To be included in our Proxy Statement for the 2014 Annual Meeting of Stockholders, stockholder proposals must
comply with the requirements of Rule 14a-8 under the Securities Exchange Act of 1934 and be received by our
Secretary at our principal executive offices no later than December 11, 2013.
How can stockholders submit proposals to be raised at the 2014 Annual Meeting that will not be included
in our Proxy Statement for the 2014 Annual Meeting?
To be raised at the 2014 Annual Meeting, stockholder proposals must comply with our Restated Bylaws. Under
our Restated Bylaws a stockholder must give advance notice to our Secretary of any business, including
nominations of directors for our Board, that the stockholder wishes to raise at our Annual Meeting. To be timely
under our Restated Bylaws, the notice must be received by our Secretary not less than 90 days or more than 120
days prior to May 30, 2014, the anniversary of our 2013 Annual Meeting. Therefore, stockholder proposals must
be received by our Secretary at our principal executive offices between January 30, 2014 and March 1, 2014 in
order to be raised at our 2014 Annual Meeting.
What if the date of the 2014 Annual Meeting is advanced or delayed by a certain period of time after the
anniversary of this year’s Annual Meeting?
Under Rule 14a-8 of the Securities Exchange Act of 1934, as amended, if the date of the 2014 Annual Meeting
changes by more than 30 days from the anniversary of this year’s Annual Meeting, to be included in our Proxy
Statement, stockholder proposals must be received by us within a reasonable time before our solicitation is made.
Under our Restated Bylaws, if the date of the 2014 Annual Meeting changes by more than 30 days from the
anniversary of this year’s Annual Meeting, stockholder proposals to be brought before the 2014 Annual Meeting
must be delivered not later than the 90th day prior to the 2014 Annual Meeting or the 10th day following the day
on which public announcement of the date of such meeting is first made by us.
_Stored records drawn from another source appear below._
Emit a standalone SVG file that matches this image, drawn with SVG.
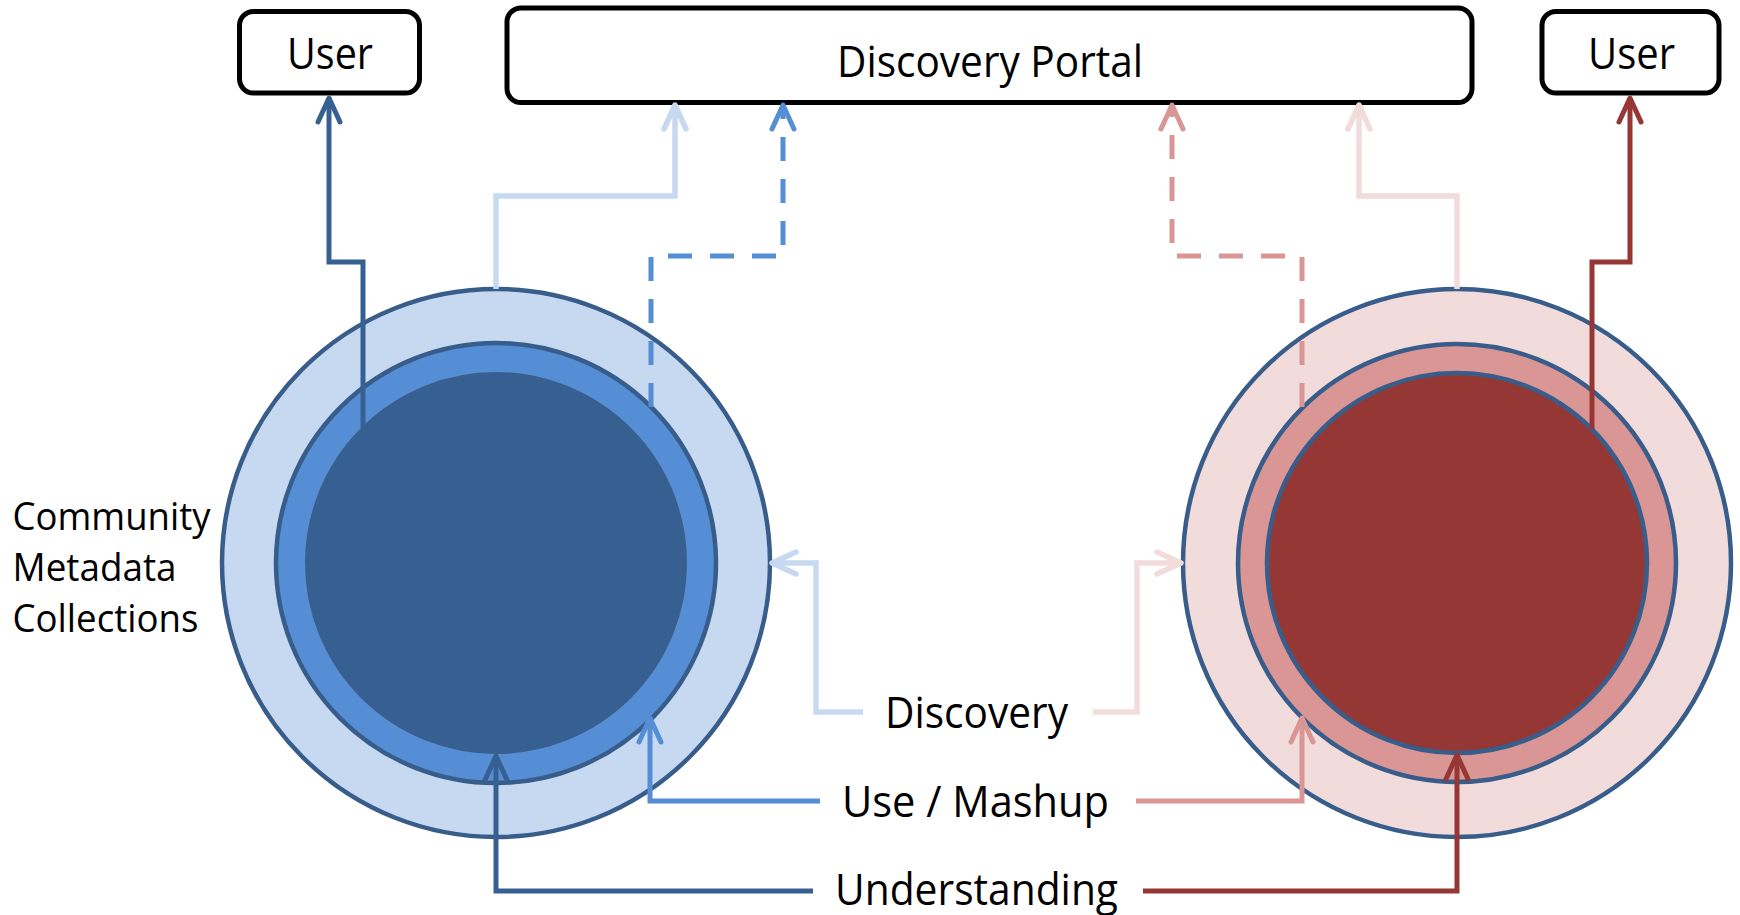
<svg xmlns="http://www.w3.org/2000/svg" width="1740" height="915" viewBox="0 0 1740 915">
<style>
  .box { fill: #ffffff; stroke: #000000; stroke-width: 5; }
  .txt { font-family: "Open Sans", "Liberation Sans", sans-serif; fill: #000000; }
  .big { font-size: 44px; }
  .mid { font-size: 39px; }
  .ring { stroke: #385d8a; stroke-width: 4.5; }
  .conn { fill: none; stroke-width: 5; stroke-linejoin: miter; }
  .dash { stroke-dasharray: 24 18; }
  .c-dark { stroke: #376092; }
  .c-light { stroke: #c6d9f1; stroke-width: 5.5; }
  .c-med { stroke: #558ed5; }
  .c-pink { stroke: #d99694; }
  .c-lpink { stroke: #f2dcdb; stroke-width: 5.5; }
  .c-red { stroke: #953735; }
</style>
<defs>
  <marker id="a-dark" markerUnits="userSpaceOnUse" viewBox="-30 -15 34 30" refX="0" refY="0" markerWidth="34" markerHeight="30" orient="auto" overflow="visible">
    <path d="M-24 -11 L0 0 L-24 11" fill="none" stroke="#376092" stroke-width="5" stroke-linecap="round" stroke-linejoin="round"/>
  </marker>
  <marker id="a-light" markerUnits="userSpaceOnUse" viewBox="-30 -15 34 30" refX="0" refY="0" markerWidth="34" markerHeight="30" orient="auto" overflow="visible">
    <path d="M-24 -11 L0 0 L-24 11" fill="none" stroke="#c6d9f1" stroke-width="5.5" stroke-linecap="round" stroke-linejoin="round"/>
  </marker>
  <marker id="a-med" markerUnits="userSpaceOnUse" viewBox="-30 -15 34 30" refX="0" refY="0" markerWidth="34" markerHeight="30" orient="auto" overflow="visible">
    <path d="M-24 -11 L0 0 L-24 11" fill="none" stroke="#558ed5" stroke-width="5" stroke-linecap="round" stroke-linejoin="round"/>
  </marker>
  <marker id="a-pink" markerUnits="userSpaceOnUse" viewBox="-30 -15 34 30" refX="0" refY="0" markerWidth="34" markerHeight="30" orient="auto" overflow="visible">
    <path d="M-24 -11 L0 0 L-24 11" fill="none" stroke="#d99694" stroke-width="5" stroke-linecap="round" stroke-linejoin="round"/>
  </marker>
  <marker id="a-lpink" markerUnits="userSpaceOnUse" viewBox="-30 -15 34 30" refX="0" refY="0" markerWidth="34" markerHeight="30" orient="auto" overflow="visible">
    <path d="M-24 -11 L0 0 L-24 11" fill="none" stroke="#f2dcdb" stroke-width="5.5" stroke-linecap="round" stroke-linejoin="round"/>
  </marker>
  <marker id="a-red" markerUnits="userSpaceOnUse" viewBox="-30 -15 34 30" refX="0" refY="0" markerWidth="34" markerHeight="30" orient="auto" overflow="visible">
    <path d="M-24 -11 L0 0 L-24 11" fill="none" stroke="#953735" stroke-width="5" stroke-linecap="round" stroke-linejoin="round"/>
  </marker>
</defs>
<rect width="1740" height="915" fill="#ffffff"/>

<g id="collection-left">
  <circle cx="496" cy="563" r="274" fill="#c6d9f1" class="ring"/>
  <circle cx="496" cy="563" r="220" fill="#558ed5" class="ring"/>
  <circle cx="496" cy="563" r="190" fill="#376092" stroke="#3a5f8e" stroke-width="2"/>
</g>
<g id="collection-right">
  <circle cx="1457" cy="563" r="274" fill="#f2dcdb" class="ring"/>
  <circle cx="1457" cy="563" r="219" fill="#d99694" class="ring"/>
  <circle cx="1457" cy="563" r="190" fill="#953735" class="ring"/>
</g>

<g id="user-left">
  <rect class="box" x="239.5" y="11.5" width="180" height="81.5" rx="14"/>
  <text class="txt big" x="287" y="69" textLength="86" lengthAdjust="spacingAndGlyphs">User</text>
</g>
<g id="discovery-portal">
  <rect class="box" x="507" y="8" width="965" height="94.5" rx="14"/>
  <text class="txt big" x="837" y="77" textLength="306" lengthAdjust="spacingAndGlyphs">Discovery Portal</text>
</g>
<g id="user-right">
  <rect class="box" x="1542" y="11.5" width="177" height="81.5" rx="14"/>
  <text class="txt big" x="1588" y="69" textLength="87" lengthAdjust="spacingAndGlyphs">User</text>
</g>

<g id="label-community">
  <text class="txt mid" x="12.5" y="530" textLength="198" lengthAdjust="spacingAndGlyphs">Community</text>
  <text class="txt mid" x="12.5" y="581" textLength="164" lengthAdjust="spacingAndGlyphs">Metadata</text>
  <text class="txt mid" x="12.5" y="632" textLength="186" lengthAdjust="spacingAndGlyphs">Collections</text>
</g>
<g id="label-discovery">
  <text class="txt big" x="885" y="728" textLength="183" lengthAdjust="spacingAndGlyphs">Discovery</text>
</g>
<g id="label-use">
  <text class="txt big" x="842" y="817" textLength="267" lengthAdjust="spacingAndGlyphs">Use / Mashup</text>
</g>
<g id="label-understanding">
  <text class="txt big" x="835" y="905" textLength="283" lengthAdjust="spacingAndGlyphs">Understanding</text>
</g>

<g id="connectors">
  <path class="conn c-dark" d="M363 428 V262 H329 V98" marker-end="url(#a-dark)"/>
  <path class="conn c-light" d="M496 289 V196 H675 V105" marker-end="url(#a-light)"/>
  <path class="conn c-med dash" d="M651 407 V256 H783 V105" marker-end="url(#a-med)"/>
  <path class="conn c-pink dash" d="M1302 407 V256 H1172 V105" marker-end="url(#a-pink)"/>
  <path class="conn c-lpink" d="M1457 289 V196 H1359 V105" marker-end="url(#a-lpink)"/>
  <path class="conn c-red" d="M1592 429 V262 H1630 V98" marker-end="url(#a-red)"/>
  <path class="conn c-light" d="M863 712 H816 V563 H772" marker-end="url(#a-light)"/>
  <path class="conn c-lpink" d="M1093 712 H1137 V563 H1181" marker-end="url(#a-lpink)"/>
  <path class="conn c-med" d="M820 801 H650 V718" marker-end="url(#a-med)"/>
  <path class="conn c-pink" d="M1136 801 H1302 V718" marker-end="url(#a-pink)"/>
  <path class="conn c-dark" d="M813 891 H496 V756" marker-end="url(#a-dark)"/>
  <path class="conn c-red" d="M1143 891 H1457 V755" marker-end="url(#a-red)"/>
</g>
</svg>
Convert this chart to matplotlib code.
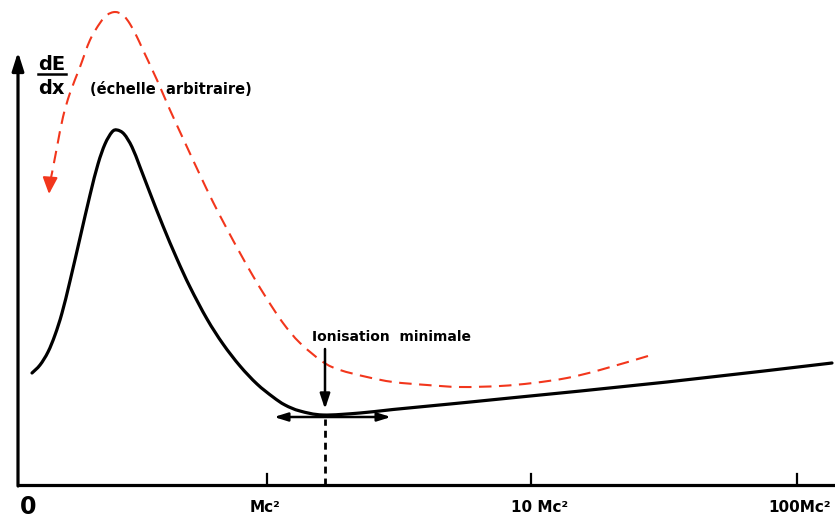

Does a stockholder proposal require specific information?
With respect to a stockholder’s nomination of a candidate for our Board, the stockholder notice to the Secretary
must contain certain information as set forth in our Restated Bylaws and our Nominations and Corporate
Governance Committee Report about both the nominee and the stockholder making the nomination. With respect
to any other business that the stockholder proposes, the stockholder notice must contain a brief description of
such business and the reasons for conducting such business at the meeting, as well as certain other information as
set forth in our Restated Bylaws.
What happens if we receive a stockholder proposal that is not in compliance with the time frames
described above?
If we receive notice of a matter to come before the 2014 Annual Meeting that is not in accordance with the
deadlines described above, we will use our discretion in determining whether or not to bring such matter before
the Annual Meeting. If such matter is brought before the Annual Meeting, then our proxy card for such meeting
will confer upon our proxy holders discretionary authority to vote on such matter.
Where should stockholder proposals be sent?
Stockholder proposals should be sent to: Williams-Sonoma, Inc., Attention: Corporate Secretary, 3250 Van Ness
Avenue, San Francisco, California 94109.